**What is required**. Among the records that follow, set down only the lines from the one containing "Output the web" to the one containing "const data = days.map((d, i)", both included, exactly.

**Data records**.
* * *
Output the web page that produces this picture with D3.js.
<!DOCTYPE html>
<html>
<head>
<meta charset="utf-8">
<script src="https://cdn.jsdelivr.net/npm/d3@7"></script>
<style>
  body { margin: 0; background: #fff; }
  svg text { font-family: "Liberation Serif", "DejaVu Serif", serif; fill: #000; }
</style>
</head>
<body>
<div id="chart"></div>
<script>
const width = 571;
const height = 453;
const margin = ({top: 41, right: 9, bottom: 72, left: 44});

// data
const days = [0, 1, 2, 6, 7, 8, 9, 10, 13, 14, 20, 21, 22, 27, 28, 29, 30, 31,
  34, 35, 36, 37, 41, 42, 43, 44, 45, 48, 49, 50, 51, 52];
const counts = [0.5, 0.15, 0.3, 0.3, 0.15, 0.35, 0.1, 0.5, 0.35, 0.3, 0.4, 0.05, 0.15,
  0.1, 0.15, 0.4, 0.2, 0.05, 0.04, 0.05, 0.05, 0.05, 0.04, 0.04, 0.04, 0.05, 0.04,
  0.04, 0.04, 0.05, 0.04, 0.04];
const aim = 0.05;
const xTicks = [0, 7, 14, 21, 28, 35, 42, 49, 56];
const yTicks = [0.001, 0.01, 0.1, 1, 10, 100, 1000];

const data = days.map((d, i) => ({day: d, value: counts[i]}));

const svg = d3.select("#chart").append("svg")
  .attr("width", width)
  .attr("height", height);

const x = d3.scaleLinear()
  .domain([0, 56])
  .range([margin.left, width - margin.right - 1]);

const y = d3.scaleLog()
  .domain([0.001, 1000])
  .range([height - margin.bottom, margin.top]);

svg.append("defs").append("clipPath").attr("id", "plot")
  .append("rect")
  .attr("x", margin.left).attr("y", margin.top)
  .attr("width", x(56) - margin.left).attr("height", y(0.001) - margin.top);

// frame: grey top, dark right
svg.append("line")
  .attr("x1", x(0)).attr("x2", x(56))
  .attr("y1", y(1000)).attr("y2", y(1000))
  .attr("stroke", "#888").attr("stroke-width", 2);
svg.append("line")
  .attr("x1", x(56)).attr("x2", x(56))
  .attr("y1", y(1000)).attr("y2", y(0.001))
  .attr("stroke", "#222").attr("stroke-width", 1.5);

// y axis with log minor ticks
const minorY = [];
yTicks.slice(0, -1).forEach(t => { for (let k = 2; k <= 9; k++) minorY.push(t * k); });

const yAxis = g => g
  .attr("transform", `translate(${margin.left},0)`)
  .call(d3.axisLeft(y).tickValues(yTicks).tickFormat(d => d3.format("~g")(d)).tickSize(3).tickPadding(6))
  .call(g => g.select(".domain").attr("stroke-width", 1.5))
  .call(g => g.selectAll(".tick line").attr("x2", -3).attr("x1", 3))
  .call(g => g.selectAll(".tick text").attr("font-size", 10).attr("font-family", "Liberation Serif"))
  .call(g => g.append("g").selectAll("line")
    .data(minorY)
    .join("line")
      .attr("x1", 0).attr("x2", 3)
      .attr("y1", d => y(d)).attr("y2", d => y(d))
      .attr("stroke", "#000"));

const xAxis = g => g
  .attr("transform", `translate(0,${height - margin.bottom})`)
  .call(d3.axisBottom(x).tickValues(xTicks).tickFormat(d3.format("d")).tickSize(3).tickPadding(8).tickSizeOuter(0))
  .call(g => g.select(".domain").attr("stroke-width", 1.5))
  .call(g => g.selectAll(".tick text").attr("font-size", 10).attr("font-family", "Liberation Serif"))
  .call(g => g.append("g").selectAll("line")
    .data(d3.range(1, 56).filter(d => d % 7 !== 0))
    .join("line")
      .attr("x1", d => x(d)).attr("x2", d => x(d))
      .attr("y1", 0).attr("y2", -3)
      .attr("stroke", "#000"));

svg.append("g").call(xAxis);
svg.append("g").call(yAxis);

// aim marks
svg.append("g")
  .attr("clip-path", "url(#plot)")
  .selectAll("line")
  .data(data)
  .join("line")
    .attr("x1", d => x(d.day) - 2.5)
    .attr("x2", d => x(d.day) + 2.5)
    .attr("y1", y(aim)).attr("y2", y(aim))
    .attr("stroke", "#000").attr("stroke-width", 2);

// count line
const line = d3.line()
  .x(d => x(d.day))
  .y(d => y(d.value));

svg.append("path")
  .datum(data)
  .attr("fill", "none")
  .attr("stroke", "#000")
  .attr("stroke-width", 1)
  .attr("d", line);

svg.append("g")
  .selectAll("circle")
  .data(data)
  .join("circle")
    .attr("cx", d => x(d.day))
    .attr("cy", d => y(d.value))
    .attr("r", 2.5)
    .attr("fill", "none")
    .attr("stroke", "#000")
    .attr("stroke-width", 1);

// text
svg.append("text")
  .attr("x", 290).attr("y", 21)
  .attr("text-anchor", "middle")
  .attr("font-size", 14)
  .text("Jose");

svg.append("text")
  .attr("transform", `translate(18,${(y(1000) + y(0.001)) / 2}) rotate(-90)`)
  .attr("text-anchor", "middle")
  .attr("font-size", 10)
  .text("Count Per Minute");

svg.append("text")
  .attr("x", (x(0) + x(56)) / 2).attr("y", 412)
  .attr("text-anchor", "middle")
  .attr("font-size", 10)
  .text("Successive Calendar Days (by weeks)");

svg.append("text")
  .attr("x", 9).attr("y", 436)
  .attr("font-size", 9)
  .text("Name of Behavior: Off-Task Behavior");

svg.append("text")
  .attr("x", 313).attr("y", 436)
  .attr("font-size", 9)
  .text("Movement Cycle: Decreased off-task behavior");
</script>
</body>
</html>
* * *
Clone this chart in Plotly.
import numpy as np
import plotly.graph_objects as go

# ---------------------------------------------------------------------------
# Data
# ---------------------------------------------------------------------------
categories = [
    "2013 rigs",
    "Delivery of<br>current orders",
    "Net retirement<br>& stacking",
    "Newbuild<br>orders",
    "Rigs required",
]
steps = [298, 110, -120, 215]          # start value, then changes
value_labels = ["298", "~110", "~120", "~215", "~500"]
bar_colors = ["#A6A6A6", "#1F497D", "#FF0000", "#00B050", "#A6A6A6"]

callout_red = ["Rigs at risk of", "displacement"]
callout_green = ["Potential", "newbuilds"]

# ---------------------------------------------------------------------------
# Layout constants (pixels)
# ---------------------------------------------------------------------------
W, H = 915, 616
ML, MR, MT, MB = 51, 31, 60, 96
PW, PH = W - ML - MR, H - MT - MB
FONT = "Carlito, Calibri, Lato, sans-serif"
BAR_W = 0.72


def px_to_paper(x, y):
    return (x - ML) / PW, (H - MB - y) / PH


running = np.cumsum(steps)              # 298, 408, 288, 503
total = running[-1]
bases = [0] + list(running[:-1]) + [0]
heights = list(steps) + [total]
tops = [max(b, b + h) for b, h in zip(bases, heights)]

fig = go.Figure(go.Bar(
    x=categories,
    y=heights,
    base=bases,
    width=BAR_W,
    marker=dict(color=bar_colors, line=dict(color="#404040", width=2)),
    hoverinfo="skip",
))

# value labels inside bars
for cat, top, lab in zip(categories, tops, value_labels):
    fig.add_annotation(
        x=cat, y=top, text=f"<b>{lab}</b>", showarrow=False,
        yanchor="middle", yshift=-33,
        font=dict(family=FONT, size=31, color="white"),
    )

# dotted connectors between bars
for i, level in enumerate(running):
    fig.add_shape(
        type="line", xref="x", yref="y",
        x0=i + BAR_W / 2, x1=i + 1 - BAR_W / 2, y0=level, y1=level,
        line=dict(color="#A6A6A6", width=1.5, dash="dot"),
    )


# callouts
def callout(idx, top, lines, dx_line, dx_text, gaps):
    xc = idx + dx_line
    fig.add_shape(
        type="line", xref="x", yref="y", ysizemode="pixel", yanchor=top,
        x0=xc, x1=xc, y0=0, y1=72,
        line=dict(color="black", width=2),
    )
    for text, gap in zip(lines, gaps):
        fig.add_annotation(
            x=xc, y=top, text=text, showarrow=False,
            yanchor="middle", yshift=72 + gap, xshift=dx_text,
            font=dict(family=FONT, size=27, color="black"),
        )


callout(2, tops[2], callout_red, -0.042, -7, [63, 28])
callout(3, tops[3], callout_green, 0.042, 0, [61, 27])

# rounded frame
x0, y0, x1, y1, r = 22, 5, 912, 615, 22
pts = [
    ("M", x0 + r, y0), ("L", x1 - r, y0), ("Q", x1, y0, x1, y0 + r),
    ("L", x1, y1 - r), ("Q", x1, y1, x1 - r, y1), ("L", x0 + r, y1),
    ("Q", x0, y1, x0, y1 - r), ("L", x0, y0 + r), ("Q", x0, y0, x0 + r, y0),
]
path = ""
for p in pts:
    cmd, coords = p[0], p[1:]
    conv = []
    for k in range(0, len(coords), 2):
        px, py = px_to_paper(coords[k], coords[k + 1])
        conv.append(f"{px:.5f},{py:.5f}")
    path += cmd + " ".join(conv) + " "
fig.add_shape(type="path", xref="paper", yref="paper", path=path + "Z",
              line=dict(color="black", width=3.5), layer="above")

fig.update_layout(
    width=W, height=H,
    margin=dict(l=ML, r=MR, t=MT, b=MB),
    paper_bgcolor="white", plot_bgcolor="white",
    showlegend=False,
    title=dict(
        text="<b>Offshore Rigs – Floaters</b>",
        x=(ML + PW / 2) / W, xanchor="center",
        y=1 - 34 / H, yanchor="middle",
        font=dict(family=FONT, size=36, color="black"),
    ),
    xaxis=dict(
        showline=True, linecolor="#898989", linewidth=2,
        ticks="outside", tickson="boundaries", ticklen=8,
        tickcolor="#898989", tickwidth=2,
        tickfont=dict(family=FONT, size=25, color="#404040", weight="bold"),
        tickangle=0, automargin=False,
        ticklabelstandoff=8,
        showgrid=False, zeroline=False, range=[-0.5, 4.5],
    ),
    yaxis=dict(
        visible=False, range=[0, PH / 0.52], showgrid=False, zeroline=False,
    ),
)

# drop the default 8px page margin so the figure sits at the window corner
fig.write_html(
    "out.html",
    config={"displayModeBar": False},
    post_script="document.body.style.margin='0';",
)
* * *
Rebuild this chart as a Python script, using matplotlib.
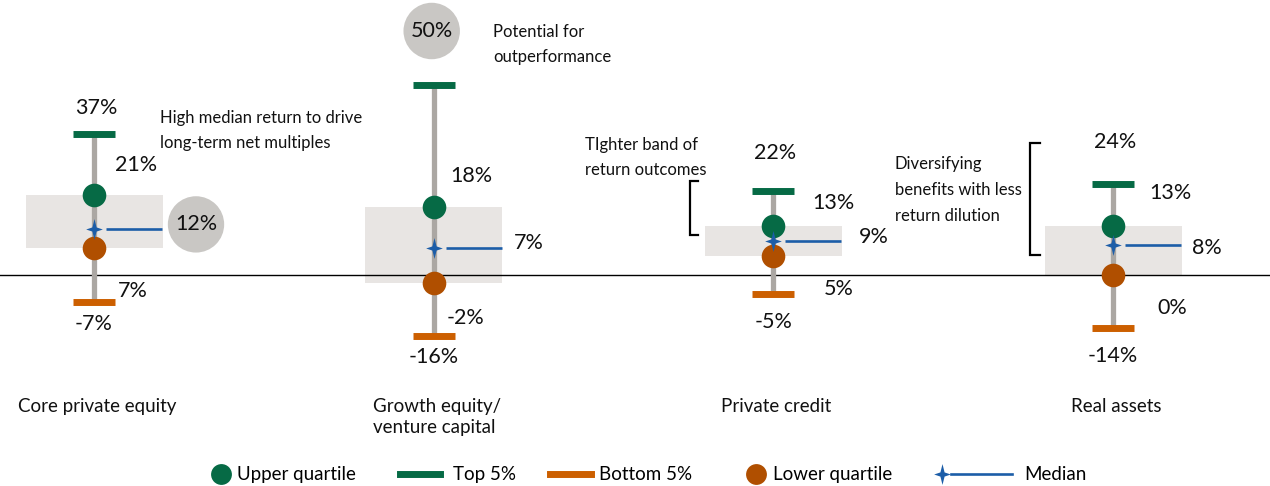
* * *
**Task solution**.
Output the web page that produces this picture with D3.js.
<!DOCTYPE html>
<html>
<head>
<meta charset="utf-8">
<script src="https://cdn.jsdelivr.net/npm/d3@7"></script>
<style>
  body { margin: 0; background: #fff; }
  svg text { font-family: "Liberation Serif", "DejaVu Serif", serif; fill: #000; }
</style>
</head>
<body>
<div id="chart"></div>
<script>
const width = 571;
const height = 453;
const margin = ({top: 41, right: 9, bottom: 72, left: 44});

// data
const days = [0, 1, 2, 6, 7, 8, 9, 10, 13, 14, 20, 21, 22, 27, 28, 29, 30, 31,
  34, 35, 36, 37, 41, 42, 43, 44, 45, 48, 49, 50, 51, 52];
const counts = [0.5, 0.15, 0.3, 0.3, 0.15, 0.35, 0.1, 0.5, 0.35, 0.3, 0.4, 0.05, 0.15,
  0.1, 0.15, 0.4, 0.2, 0.05, 0.04, 0.05, 0.05, 0.05, 0.04, 0.04, 0.04, 0.05, 0.04,
  0.04, 0.04, 0.05, 0.04, 0.04];
const aim = 0.05;
const xTicks = [0, 7, 14, 21, 28, 35, 42, 49, 56];
const yTicks = [0.001, 0.01, 0.1, 1, 10, 100, 1000];

const data = days.map((d, i) => ({day: d, value: counts[i]}));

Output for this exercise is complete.